MEDIAPUBLIKA.com – Asosiasi Media Siber Indonesia (AMSI) menyatakan keprihatinan mendalam atas gugatan perdata yang diajukan Menteri Pertanian Andi Amran Sulaiman terhadap PT Tempo Inti Media Tbk (Tempo) dengan nilai gugatan Rp 200 miliar.
Gugatan tersebut didaftarkan di Pengadilan Negeri Jakarta Selatan dengan nomor perkara 684/Pdt.G/2025/PN JKT SEL pada 1 Juli 2025. Gugatan dengan nilai eksesif ini berpotensi mengancam kebebasan pers dan menciptakan efek jera (chilling effect) bagi perusahaan media di Indonesia.
“Meskipun kami menghormati hak setiap warga negara untuk menggunakan jalur hukum, namun gugatan bernilai fantastis ini mengindikasikan praktik SLAPP (Strategic Lawsuit Against Public Participation) yaitu upaya membungkam media melalui beban finansial yang sangat berat,” ujar Amrie Hakim, Ketua Bidang Advokasi dan Regulasi AMSI, Rabu (5/11/25).
Sengketa pers antara Menteri Pertanian Andi Amran Sulaiman dengan Tempo berawal dari laporan sampul pemberitaan Tempo bertajuk “Poles-Poles Beras Busuk” yang tayang di akun X dan Instagram Tempo.co pada 16 Mei 2025. Perkara ini sudah dimediasi oleh Dewan Pers, sebagai lembaga yang berwenang menangani sengketa pers, dan sengketa terkait pemberitaan seharusnya dapat diselesaikan melalui mekanisme yang diatur dalam Undang-Undang Nomor 40 Tahun 1999 tentang Pers.
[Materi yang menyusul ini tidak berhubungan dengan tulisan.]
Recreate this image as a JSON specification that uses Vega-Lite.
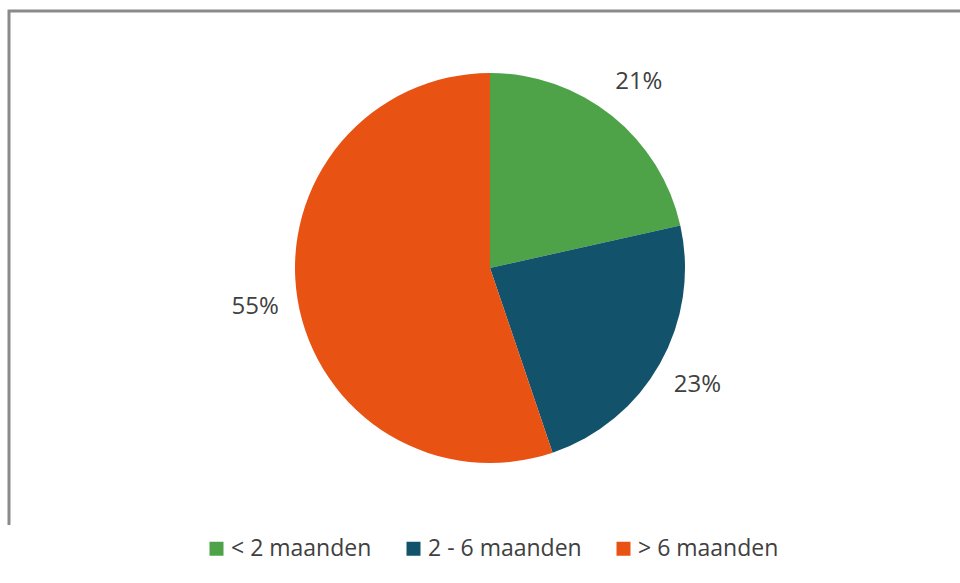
{
  "$schema": "https://vega.github.io/schema/vega-lite/v6.json",
  "width": 962,
  "height": 514,
  "autosize": "none",
  "padding": {"left": 9, "top": 11, "right": 0, "bottom": 58},
  "background": "white",
  "config": {
    "font": "Open Sans",
    "style": {"view": {"stroke": "#8a8a8a", "strokeWidth": 3, "strokeDash": [962, 1476, 514]}},
    "legend": {
      "orient": "none",
      "legendX": 196,
      "legendY": 526,
      "direction": "horizontal",
      "symbolType": "square",
      "symbolSize": 196,
      "symbolStrokeWidth": 0,
      "labelFontSize": 23,
      "labelColor": "#404040",
      "labelFont": "Open Sans",
      "labelOffset": 3,
      "columnPadding": 30,
      "padding": 0,
      "labelLimit": 300
    }
  },
  "data": {
    "values": [
      {"category": "< 2 maanden", "value": 21.5, "label": "21%", "order": 1},
      {"category": "2 - 6 maanden", "value": 23.3, "label": "23%", "order": 2},
      {"category": "> 6 maanden", "value": 55.2, "label": "55%", "order": 3}
    ]
  },
  "encoding": {
    "theta": {"field": "value", "type": "quantitative", "stack": true},
    "order": {"field": "order", "type": "quantitative"}
  },
  "layer": [
    {
      "mark": {"type": "arc", "outerRadius": 195},
      "encoding": {
        "color": {
          "field": "category",
          "type": "nominal",
          "title": null,
          "scale": {
            "domain": ["< 2 maanden", "2 - 6 maanden", "> 6 maanden"],
            "range": ["#4ea248", "#12526b", "#e85314"]
          },
          "sort": ["< 2 maanden", "2 - 6 maanden", "> 6 maanden"]
        }
      }
    },
    {
      "mark": {"type": "text", "radius": 238, "fontSize": 24, "fill": "#404040", "font": "Open Sans"},
      "encoding": {
        "text": {"field": "label", "type": "nominal"},
        "detail": {"field": "category", "type": "nominal"}
      }
    }
  ]
}
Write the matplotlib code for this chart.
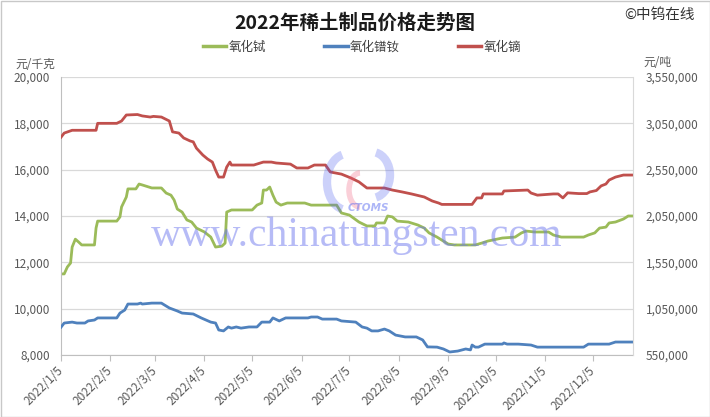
import matplotlib
matplotlib.use("Agg")
import matplotlib.pyplot as plt
import matplotlib.ticker as mticker
from matplotlib.lines import Line2D
from matplotlib.patches import Rectangle, Arc
import pandas as pd

plt.rcParams["font.family"] = ["Noto Sans CJK SC", "DejaVu Sans"]

# 氧化铽 terbium oxide, 元/千克 (left axis)
tb_dates = ["01-05", "01-07", "01-09", "01-11", "01-12", "01-14", "01-16", "01-18", "01-26", "01-27",
            "01-28", "02-09", "02-11", "02-12", "02-15", "02-16", "02-21", "02-23", "02-25", "03-03",
            "03-09", "03-12", "03-15", "03-17", "03-19", "03-22", "03-25", "03-28", "03-31", "04-05",
            "04-09", "04-12", "04-16", "04-18", "04-19", "04-22", "05-03", "05-05", "05-08", "05-11",
            "05-12", "05-14", "05-16", "05-18", "05-20", "05-23", "05-27", "06-07", "06-11", "06-27",
            "06-30", "07-05", "07-11", "07-16", "07-21", "07-22", "07-27", "07-29", "08-01", "08-04",
            "08-11", "08-17", "08-21", "08-24", "08-29", "09-01", "09-05", "09-09", "09-22", "09-26",
            "09-30", "10-09", "10-17", "10-21", "10-24", "10-29", "11-07", "11-10", "11-15", "11-29",
            "12-02", "12-06", "12-09", "12-13", "12-15", "12-19", "12-24", "12-27", "12-30"]
tb_price = [11500, 11500, 11800, 11970, 12660, 13000, 12880, 12750, 12750, 13480,
            13780, 13780, 13960, 14390, 14820, 15170, 15170, 15380, 15340, 15210,
            15210, 14990, 14900, 14690, 14300, 14170, 13830, 13740, 13480, 13310,
            13090, 12660, 12700, 12830, 14170, 14260, 14260, 14260, 14470, 14560,
            15120, 15120, 15250, 14900, 14600, 14470, 14560, 14560, 14470, 14470,
            14130, 14040, 13740, 13570, 13570, 13700, 13700, 14000, 13960, 13780,
            13740, 13610, 13480, 13270, 13090, 12960, 12790, 12750, 12750, 12830,
            12920, 13050, 13090, 13270, 13350, 13310, 13310, 13180, 13090, 13090,
            13180, 13270, 13480, 13520, 13700, 13740, 13870, 14000, 14000]

# 氧化镨钕 PrNd oxide, 元/吨 (right axis)
prnd_dates = ["01-05", "01-07", "01-12", "01-15", "01-20", "01-22", "01-26", "01-28", "02-09", "02-11",
              "02-14", "02-16", "02-22", "02-24", "02-25", "03-03", "03-09", "03-14", "03-19", "03-22",
              "03-29", "04-03", "04-09", "04-12", "04-14", "04-17", "04-20", "04-22", "04-25", "04-28",
              "05-03", "05-08", "05-11", "05-16", "05-18", "05-22", "05-26", "06-09", "06-11", "06-15",
              "06-18", "06-27", "06-30", "07-09", "07-13", "07-16", "07-19", "07-23", "07-27", "07-30",
              "08-03", "08-09", "08-16", "08-20", "08-23", "08-29", "09-02", "09-06", "09-11", "09-16",
              "09-19", "09-20", "09-22", "09-24", "09-28", "10-09", "10-10", "10-12", "10-19", "10-27",
              "10-31", "11-29", "12-02", "12-15", "12-19", "12-30"]
prnd_price = [850000, 895000, 905000, 895000, 895000, 917500, 927500, 950000, 950000, 1002500,
              1035000, 1100000, 1100000, 1110000, 1100000, 1110000, 1110000, 1057500, 1025000, 1002500,
              992500, 950000, 905000, 895000, 820000, 810000, 852500, 840000, 852500, 840000,
              852500, 852500, 905000, 905000, 950000, 917500, 950000, 950000, 960000, 960000,
              937500, 937500, 917500, 905000, 852500, 840000, 810000, 810000, 830000, 810000,
              765000, 745000, 745000, 712500, 637500, 635000, 615000, 582500, 592500, 615000,
              605000, 657500, 635000, 635000, 667500, 667500, 680000, 667500, 667500, 657500,
              635000, 635000, 667500, 667500, 690000, 690000]

# 氧化镝 dysprosium oxide, 元/吨 (right axis)
dy_dates = ["01-05", "01-07", "01-12", "01-27", "01-28", "02-09", "02-12", "02-15", "02-22", "02-25",
            "03-02", "03-04", "03-09", "03-14", "03-16", "03-20", "03-23", "03-27", "03-29", "03-31",
            "04-04", "04-07", "04-10", "04-12", "04-14", "04-17", "04-19", "04-21", "04-22", "05-03",
            "05-06", "05-12", "05-17", "05-20", "05-29", "06-02", "06-09", "06-13", "06-20", "06-23",
            "06-30", "07-06", "07-11", "07-16", "07-27", "08-01", "08-07", "08-13", "08-21", "08-26",
            "08-30", "09-01", "09-20", "09-23", "09-26", "09-27", "10-09", "10-10", "10-25", "10-27",
            "10-31", "11-10", "11-13", "11-16", "11-19", "11-26", "12-01", "12-03", "12-07", "12-10",
            "12-13", "12-15", "12-19", "12-24", "12-30"]
dy_price = [2900000, 2945000, 2975000, 2975000, 3050000, 3050000, 3075000, 3140000, 3145000, 3130000,
            3118000, 3125000, 3118000, 3075000, 2958000, 2945000, 2892000, 2860000, 2850000, 2782000,
            2708000, 2665000, 2632000, 2545000, 2470000, 2470000, 2578000, 2632000, 2600000, 2600000,
            2600000, 2632000, 2632000, 2622000, 2610000, 2568000, 2568000, 2600000, 2600000, 2525000,
            2502000, 2460000, 2418000, 2352000, 2352000, 2330000, 2310000, 2288000, 2255000, 2212000,
            2190000, 2175000, 2175000, 2245000, 2245000, 2288000, 2288000, 2320000, 2330000, 2298000,
            2275000, 2288000, 2288000, 2245000, 2300000, 2292000, 2292000, 2310000, 2325000, 2375000,
            2395000, 2438000, 2470000, 2492000, 2492000]

months = list(range(1, 13))
names = ["氧化铽", "氧化镨钕", "氧化镝"]
colors = ["#9bbb59", "#4f81bd", "#c0504d"]


def to_dates(days):
    return pd.to_datetime(["2022-" + d for d in days])


W, H = 710, 417
fig = plt.figure(figsize=(W / 100, H / 100), dpi=100)
ax = fig.add_axes([61 / W, 1 - 355 / H, (633 - 61) / W, (355 - 77) / H])
ax2 = ax.twinx()

ax.plot(to_dates(tb_dates), tb_price, color=colors[0], lw=2.0, solid_joinstyle="round")
ax2.plot(to_dates(prnd_dates), prnd_price, color=colors[1], lw=2.0, solid_joinstyle="round")
ax2.plot(to_dates(dy_dates), dy_price, color=colors[2], lw=2.0, solid_joinstyle="round")

ax.set_xlim(pd.Timestamp("2022-01-05"), pd.Timestamp("2022-12-30"))
ax.set_ylim(8000, 20000)
ax2.set_ylim(550000, 3550000)
ax.set_yticks(range(8000, 20001, 2000))
ax2.set_yticks(range(550000, 3550001, 500000))
fmt = mticker.FuncFormatter(lambda v, _: f"{v:,.0f}")
ax.yaxis.set_major_formatter(fmt)
ax2.yaxis.set_major_formatter(fmt)

ax.set_xticks(pd.to_datetime([f"2022-{m:02d}-05" for m in months]))
ax.set_xticklabels([f"2022/{m}/5" for m in months], rotation=45,
                   ha="right", va="center", rotation_mode="anchor")

ax.yaxis.grid(True, color="#d9d9d9", lw=0.9)
ax.set_axisbelow(True)
for s in ["top", "right"]:
    ax.spines[s].set_visible(False)
ax.spines["left"].set_color("#bfbfbf")
ax.spines["bottom"].set_color("#bfbfbf")
for s in ["top", "left", "bottom"]:
    ax2.spines[s].set_visible(False)
ax2.spines["right"].set_color("#d9d9d9")

ax.tick_params(axis="y", length=0, pad=8, labelsize=8.5, labelcolor="#595959")
ax2.tick_params(axis="y", length=0, pad=9, labelsize=8.5, labelcolor="#595959")
ax.tick_params(axis="x", length=4, color="#bfbfbf", pad=6, labelsize=8.5, labelcolor="#595959")

# titles, units, legend
fig.text(0.5, 1 - 23 / H, "2022年稀土制品价格走势图", ha="center", va="center",
         fontsize=14, fontweight="bold", color="#1a1a1a")
fig.text(695 / W, 1 - 15 / H, "©中钨在线", ha="right", va="center", fontsize=10.5, color="#333333")
fig.text(15 / W, 1 - 65 / H, "元/千克", ha="left", va="center", fontsize=8.5, color="#595959")
fig.text(643 / W, 1 - 62 / H, "元/吨", ha="left", va="center", fontsize=8.5, color="#595959")

handles = [Line2D([], [], color=c, lw=2.5) for c in colors]
fig.legend(handles, names, loc="center", bbox_to_anchor=(362 / W, 1 - 47 / H), ncol=3,
           frameon=False, fontsize=9, handlelength=1.9, handletextpad=0.2,
           columnspacing=4.6, labelcolor="#404040")

# watermark
over = fig.add_axes([0, 0, 1, 1], facecolor="none")
over.set_xlim(0, W)
over.set_ylim(H, 0)
over.axis("off")
over.add_patch(Arc((347, 182), 40, 56, theta1=100, theta2=260, lw=6, color="#4a5cf0", alpha=0.28))
over.add_patch(Arc((360, 190), 22, 34, theta1=90, theta2=270, lw=4, color="#f06080", alpha=0.3))
over.add_patch(Arc((372, 175), 36, 46, theta1=-80, theta2=80, lw=6, color="#4a5cf0", alpha=0.28))
over.text(368, 208, "CTOMS", ha="center", va="center", fontsize=7.5, fontstyle="italic",
          fontweight="bold", color="#5a6cf0", alpha=0.5, family="DejaVu Sans")
over.text(357, 236, "www.chinatungsten.com", ha="center", va="center", fontsize=30,
          family="Liberation Serif", color="#6f78ee", alpha=0.5)
over.add_patch(Rectangle((0.5, 0.5), W - 1, H - 1, fill=False, edgecolor="#c8c8c8", lw=1))

fig.savefig("out.png", dpi=100)
plt.close(fig)
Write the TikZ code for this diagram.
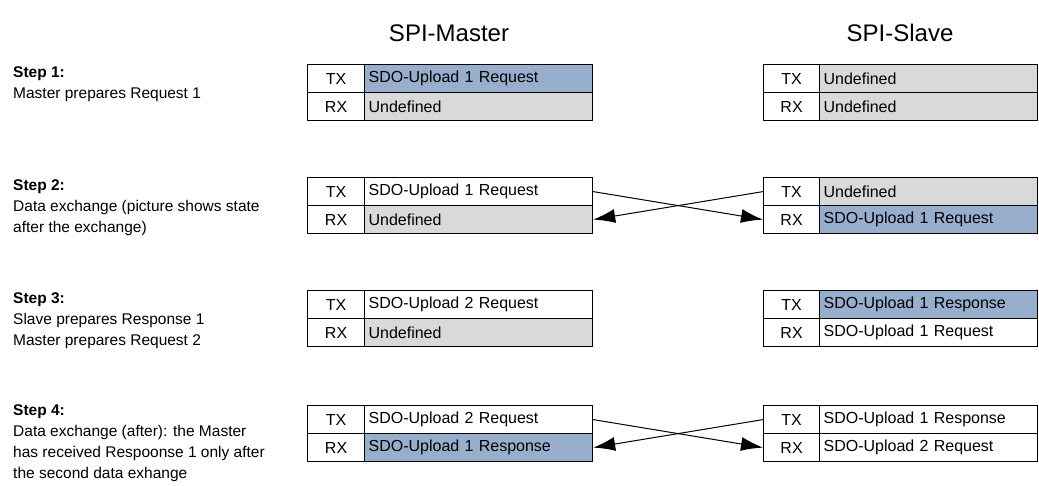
\documentclass[tikz,border=0pt]{standalone}
\usepackage{fontspec}
\setmainfont{Liberation Sans}
\usepackage{tikz}
\usetikzlibrary{arrows.meta, positioning}

\definecolor{sdoblue}{RGB}{152,174,205}
\definecolor{undefgrey}{RGB}{217,217,217}

\begin{document}
\begin{tikzpicture}[
  x=1pt, y=-1pt,
  cell/.style={draw, line width=1.2pt, minimum height=28pt, inner sep=0pt, anchor=north west,
    font=\fontsize{16}{18}\selectfont},
  lcell/.style={cell, align=center},
  vcell/.style={cell, align=left, inner xsep=4pt},
  hdr/.style={font=\fontsize{24}{28}\selectfont},
  stepnote/.style={anchor=north west, inner sep=0pt, align=left,
    font=\fontsize{15.5}{21}\selectfont},
  xarrow/.style={-{Latex[length=22pt, width=14pt]}, line width=1pt}
]
  \useasboundingbox (0,0) rectangle (1039,486);
  % Headers
  \node[hdr] (hmaster) at (449,33) {SPI-Master};
  \node[hdr] (hslave) at (900,33) {SPI-Slave};
  % Step descriptions
  \node[stepnote] (n1) at (13,66) {\textbf{Step 1:}\\Master prepares Request 1};
  \node[stepnote] (n2) at (13,179) {\textbf{Step 2:}\\Data exchange (picture shows state\\after the exchange)};
  \node[stepnote] (n3) at (13,292) {\textbf{Step 3:}\\Slave prepares Response 1\\Master prepares Request 2};
  \node[stepnote] (n4) at (13,404) {\textbf{Step 4:}\\Data exchange (after): the Master\\has received Respoonse 1 only after\\the second data exhange};
  % Buffers: step/top/master TX/colour/master RX/colour/slave TX/colour/slave RX/colour
  \foreach \s/\t/\mtx/\mtc/\mrx/\mrc/\stx/\stc/\srx/\src in {%
    1/64/SDO-Upload 1 Request/sdoblue/Undefined/undefgrey/Undefined/undefgrey/Undefined/undefgrey,%
    2/177/SDO-Upload 1 Request/white/Undefined/undefgrey/Undefined/undefgrey/SDO-Upload 1 Request/sdoblue,%
    3/290/SDO-Upload 2 Request/white/Undefined/undefgrey/SDO-Upload 1 Response/sdoblue/SDO-Upload 1 Request/white,%
    4/405/SDO-Upload 2 Request/white/SDO-Upload 1 Response/sdoblue/SDO-Upload 1 Response/white/SDO-Upload 2 Request/white%
  }{
    \node[lcell, minimum width=57pt] (m\s tl) at (307,\t) {TX};
    \node[lcell, minimum width=57pt] (m\s rl) at (307,\t+28) {RX};
    \node[vcell, fill=\mtc, text width=220pt] (m\s tv) at (364,\t) {\mtx};
    \node[vcell, fill=\mrc, text width=220pt] (m\s rv) at (364,\t+28) {\mrx};
    \node[lcell, minimum width=56pt] (s\s tl) at (763,\t) {TX};
    \node[lcell, minimum width=56pt] (s\s rl) at (763,\t+28) {RX};
    \node[vcell, fill=\stc, text width=210pt] (s\s tv) at (819,\t) {\stx};
    \node[vcell, fill=\src, text width=210pt] (s\s rv) at (819,\t+28) {\srx};
  }
  % Data exchange
  \draw[xarrow] (m2tv.east) -- (s2rl.west);
  \draw[xarrow] (s2tl.west) -- (m2rv.east);
  \draw[xarrow] (m4tv.east) -- (s4rl.west);
  \draw[xarrow] (s4tl.west) -- (m4rv.east);
\end{tikzpicture}
\end{document}
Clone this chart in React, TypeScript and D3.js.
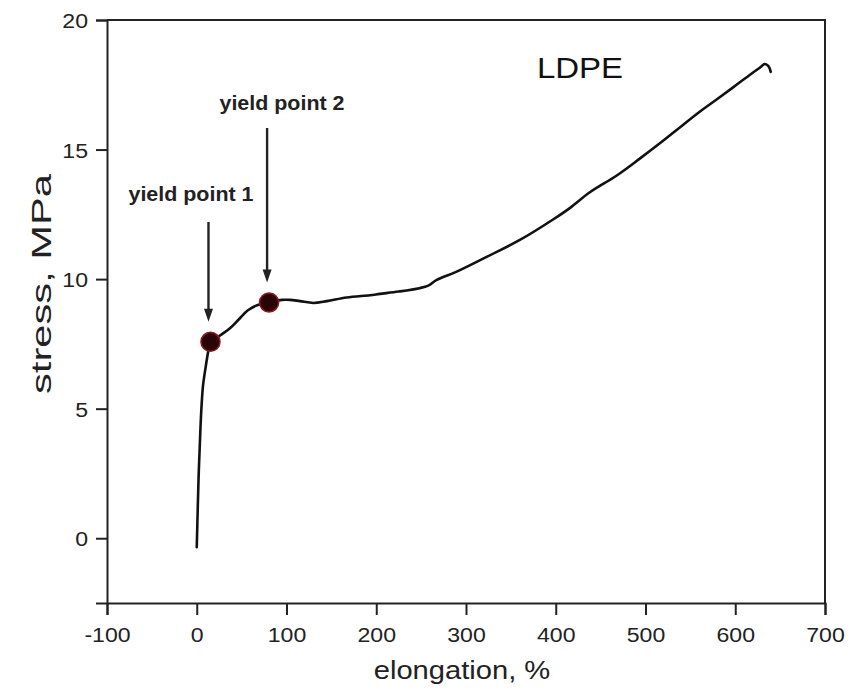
import React, { useEffect, useRef } from "react";
import * as d3 from "d3";

// LDPE tensile curve
const elongation = [
  0, 1, 2, 3.3, 5, 7, 9, 11, 13, 15.3, 25, 37, 47, 57, 68, 80.6, 95, 104, 115, 130, 145, 167, 193, 204, 225,
  248, 258, 267, 289, 323, 360, 397, 416, 438, 468, 494, 516, 540, 560, 580, 598, 615, 627, 633, 637, 639.5,
];
const stress = [
  -0.35, 1.0, 2.3, 3.5, 4.9, 5.9, 6.4, 6.85, 7.25, 7.58, 7.8, 8.1, 8.45, 8.8, 9.0, 9.1, 9.2, 9.2, 9.15, 9.08,
  9.15, 9.29, 9.38, 9.43, 9.52, 9.65, 9.75, 9.96, 10.28, 10.86, 11.51, 12.3, 12.75, 13.35, 14.0, 14.66, 15.24,
  15.9, 16.45, 16.95, 17.41, 17.85, 18.15, 18.3, 18.22, 18.0,
];

const yieldLabels = ["yield point 1", "yield point 2"];
const yieldElong = [15.3, 80.6];
const yieldStress = [7.58, 9.1];

const xTicks = [-100, 0, 100, 200, 300, 400, 500, 600, 700];
const xMinor = [-50, 50, 150, 250, 350, 450, 550, 650];
const yTicks = [0, 5, 10, 15, 20];
const yMinor = [-2.5, 2.5, 7.5, 12.5, 17.5];

const W = 856;
const H = 691;
const FONT = "'Liberation Sans', Arial, sans-serif";
const INK = "#222";
const SX = 1.1; // glyphs in the figure are a bit wide

export default function App() {
  const ref = useRef<SVGSVGElement>(null);

  useEffect(() => {
    if (!ref.current) return;
    const svg = d3.select(ref.current);
    svg.selectAll("*").remove();

    const left = 107, right = 825, top = 20, bottom = 603;
    const x = d3.scaleLinear().domain([-100, 700]).range([left, right]);
    const y = d3.scaleLinear().domain([-2.5, 20]).range([bottom, top]);
    const plain = (d: d3.NumberValue) => String(d);

    svg.append("rect").attr("width", W).attr("height", H).attr("fill", "#fff");

    // frame (top + right, no ticks)
    svg.append("path")
      .attr("d", `M${left},${top}H${right}V${bottom}`)
      .attr("fill", "none").attr("stroke", INK).attr("stroke-width", 2);

    // x axis
    const gx = svg.append("g").attr("transform", `translate(0,${bottom})`);
    gx.call(d3.axisBottom(x).tickValues(xMinor).tickSize(6).tickFormat(() => ""));
    gx.call(d3.axisBottom(x).tickValues(xTicks).tickSize(12).tickFormat(plain));
    gx.selectAll(".domain").attr("stroke", INK).attr("stroke-width", 2);
    gx.selectAll("line").attr("stroke", INK).attr("stroke-width", 2);
    gx.selectAll("text")
      .attr("y", 39).attr("dy", 0)
      .attr("transform", `scale(${SX},1)`)
      .style("font-family", FONT).style("font-size", "21px").attr("fill", INK);

    // y axis
    const gy = svg.append("g").attr("transform", `translate(${left},0)`);
    gy.call(d3.axisLeft(y).tickValues(yMinor).tickSize(6).tickFormat(() => ""));
    gy.call(d3.axisLeft(y).tickValues(yTicks).tickSize(11).tickFormat(plain));
    gy.selectAll(".domain").attr("stroke", INK).attr("stroke-width", 2);
    gy.selectAll("line").attr("stroke", INK).attr("stroke-width", 2);
    gy.selectAll("text")
      .attr("x", -19 / SX).attr("dy", "0.36em")
      .attr("transform", `scale(${SX},1)`)
      .style("font-family", FONT).style("font-size", "21px").attr("fill", INK);

    // axis titles
    svg.append("text")
      .attr("transform", `translate(${(left + right) / 2 - 4},679) scale(${SX},1)`)
      .attr("text-anchor", "middle")
      .style("font-family", FONT).style("font-size", "26.5px").attr("fill", INK)
      .text("elongation, %");
    svg.append("text")
      .attr("transform", `translate(51,284) rotate(-90)`)
      .attr("text-anchor", "middle")
      .attr("textLength", 220).attr("lengthAdjust", "spacingAndGlyphs")
      .style("font-family", FONT).style("font-size", "28px").attr("fill", INK)
      .text("stress, MPa");

    // curve
    const pts = elongation.map((e, i) => [e, stress[i]] as [number, number]);
    const line = d3.line<[number, number]>()
      .x((d) => x(d[0])).y((d) => y(d[1]))
      .curve(d3.curveCatmullRom.alpha(0.5));
    svg.append("path").datum(pts)
      .attr("d", line)
      .attr("fill", "none").attr("stroke", "#111").attr("stroke-width", 2.6)
      .attr("stroke-linejoin", "round").attr("stroke-linecap", "round");

    // yield markers
    yieldElong.forEach((e, i) => {
      svg.append("circle")
        .attr("cx", x(e)).attr("cy", y(yieldStress[i])).attr("r", 9.5)
        .attr("fill", "#2a0307").attr("stroke", "#8a1a22").attr("stroke-width", 1.6);
    });

    // arrows + labels
    const arrowTop = [222, 128];
    const labelPos: [number, number][] = [[191, 201], [282, 110]];
    yieldElong.forEach((e, i) => {
      const ax = x(e) - 2;
      const tip = y(yieldStress[i]) - 20;
      svg.append("line")
        .attr("x1", ax).attr("x2", ax).attr("y1", arrowTop[i]).attr("y2", tip - 8)
        .attr("stroke", "#222").attr("stroke-width", 2.4);
      svg.append("path")
        .attr("d", `M${ax},${tip}L${ax - 4.5},${tip - 13}L${ax + 4.5},${tip - 13}Z`)
        .attr("fill", "#222");
      svg.append("text")
        .attr("transform", `translate(${labelPos[i][0]},${labelPos[i][1]}) scale(${SX},1)`)
        .attr("text-anchor", "middle")
        .style("font-family", FONT).style("font-size", "19.5px").style("font-weight", "bold")
        .attr("fill", "#222")
        .text(yieldLabels[i]);
    });

    svg.append("text")
      .attr("transform", `translate(580,78) scale(${SX},1)`)
      .attr("text-anchor", "middle")
      .style("font-family", FONT).style("font-size", "30px").attr("fill", "#111")
      .text("LDPE");
  }, []);

  return (
    <div style={{ position: "absolute", left: 0, top: 0 }}>
      <svg ref={ref} width={W} height={H} style={{ display: "block" }} />
    </div>
  );
}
Tempo telah menjalankan semua rekomendasi, termasuk mengganti judul poster, menyampaikan permintaan maaf dan memoderasi konten. Dua mekanisme hak jawab dan hak koreksi sudah dipatuhi oleh Tempo, sehingga AMSI menilai gugatan ini berpotensi melanggar jaminan konstitusional kebebasan pers sebagaimana diatur dalam Pasal 28 dan 28F UUD 1945, serta bertentangan dengan Putusan Mahkamah Konstitusi No. 6/PUU-V/2007 yang makin memperkuat hak istimewa pers dalam pemberitaan yang menyangkut kepentingan publik.
Dalam hal pihak Menteri Pertanian Amran Sulaiman menilai Tempo belum seluruhnya melaksanakan putusan PPR Dewan Pers, AMSI menyarankan agar pihak Menteri Pertanian kembali mengadukan Tempo ke Dewan Pers sesuai mekanisme yang diatur dalam UU Pers, dan bukan mengajukan gugatan perdata terhadap Tempo. Pada saat yang sama, AMSI juga meminta Dewan Pers untuk memberi penjelasan ke publik secara terbuka. tentang PPR yang sudah diterbitkan sehingga tidak ditafsirkan secara berbeda oleh para pihak.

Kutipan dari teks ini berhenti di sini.